『山ぎは少し明かりて』辻堂ゆめ 読みました。

『山ぎは少し明かりて』辻堂ゆめ 読みました。

親子3代の話です。
一番古い「佳代」を起点とすると
「佳代」の娘「雅枝」
その子供「都」となります。

少しネタバレです。
話は現代に近い「都」から
最初が「都」の話で
理想を追いかけて留学したけれどもうまくいかなかった状態から
引きこもり状態に。その後、彼氏の家が台風被害にあったことがきっかけで外に出れることに。
彼氏とのコミュニケーションがうまくいったところがよかったなと思う章でした。
母親、父親とコミュニケーションがうまくいっている家庭ではなく、
母親と祖母の関係性も不思議に思いながら過ごしていましたがだんだんその理由が読み進めるとわかります。

次が「雅枝」
がむしゃらに家の大黒柱として働く人。
そして、なぜそんな風に思うようになったのかが明かされていきます。
そして、彼女もこの本のテーマ、ダム建設の被害を大きく受けている女性なんだなと。
両親は、子供よりダムのこと、そして彼女の母親が女性としては夫のことを一番に考えており
それはそれですばらしい関係性だけれども、子供の立場からすると全くかまってもらえないのは不憫です。
そのため、雅枝がどういう立場を学校で強いられているかを考えてもらえなかったことから
両親とは断絶するまでの縁になってしまい。彼女もかわいそうな人だなと思います。

両親とうまくいっていない経験から自分の家庭もあまりいいコミュニケーションが娘と取れていない感じもあります。
また、両親との縁を切ってまで手に入れたこの暮らしが間違っていないと見返すみたいな方向で思考が進んでしまって
いるのも大変でかわいそうだなと思いました。
しかし、最後のほうになって仕事を引退する直前に父親のことを振り返る時間もあり
人として過去を振り返る、心に余裕が持てるようになり、
夫との関係性も改善しそうで明るい兆しが見えるところがよかったです。

そして最終章「佳代」となります。
戦争を経験した世代で、かなり貧しい時代や大変な時代を生きてきた経験からとても強い心の持ち主です。
そして夫「孝光」との絆が素晴らしく、素敵です。
「孝光」も自分のふるさとがダムに沈む街であるべきではないという思いのある素晴らしい男性ですが、
そういった男性についていくのはやはり大変なんだなと。
志を決めた人と一緒に進む場合、身近な人間は苦労を強いられるなと感じました。

そして、佳代は夫への思いが強く、娘のことを気遣ってあげる観点が少し低いため、
私の感覚では、母親としては、ちょっとと言わざるを得ないですが、
今とは時代が異なり、戦争時代をともに生き抜いてきた夫との絆は想像できずなところもあります。。
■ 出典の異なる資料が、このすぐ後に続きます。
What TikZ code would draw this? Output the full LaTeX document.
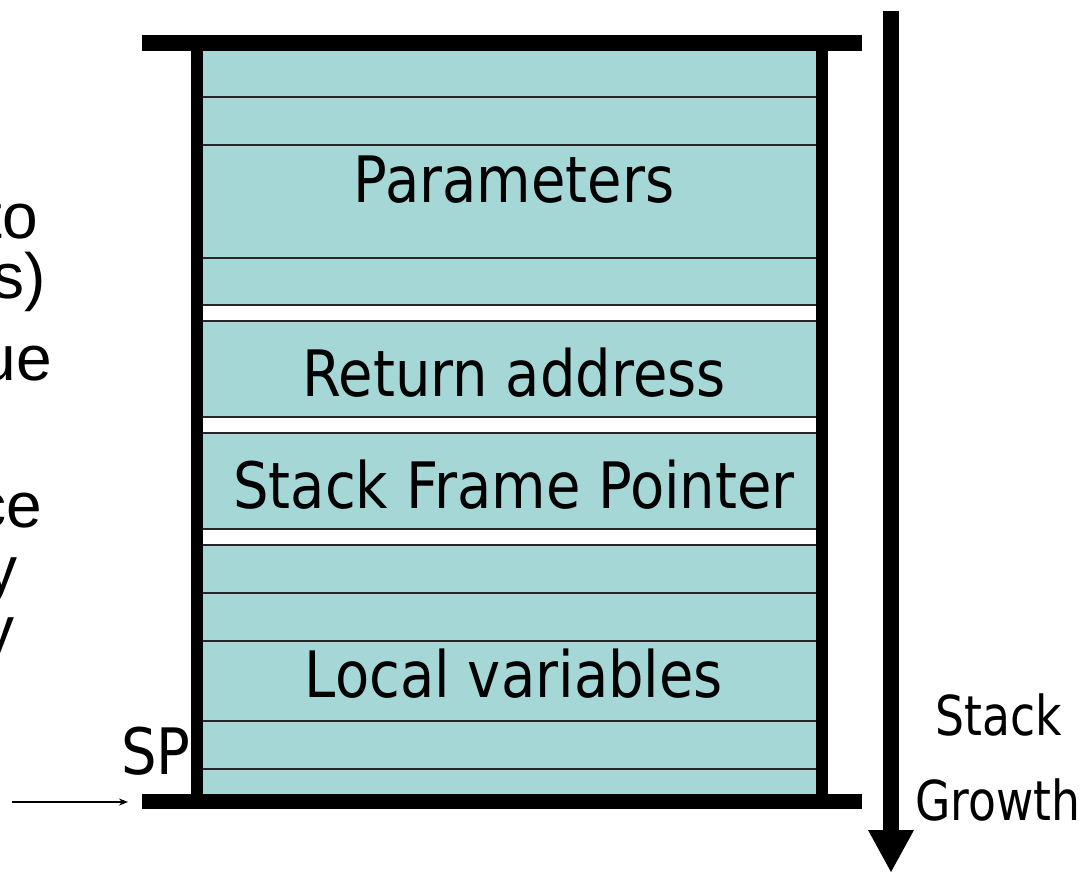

娘に対しては、最後にちゃんと関心を寄せられていなかったことを自覚しており
手紙を残すところが哀しく切ないです。
女性としては、夫を一途に愛し、愛された生涯を送った女性だと思います。

どの世代の女性も、結局はダムの建設により
翻弄された女性、家族の話でした。

このお話の舞台、背景は有名な黒部ダムではないようですが、
いつかいってみたいと思っていましたが
そのダムの建設の裏には、こういう家族の話があるのかもしれない。
大切な故郷を失った人がいるということが強く心に刻まれました。

本、特に実用書ではない小説を読むと、
いつもは思いを馳せないことに思いを馳せることができ
世界が広がる感覚がやはり読書の楽しみだなと思わせてくれるすばらしい本でした。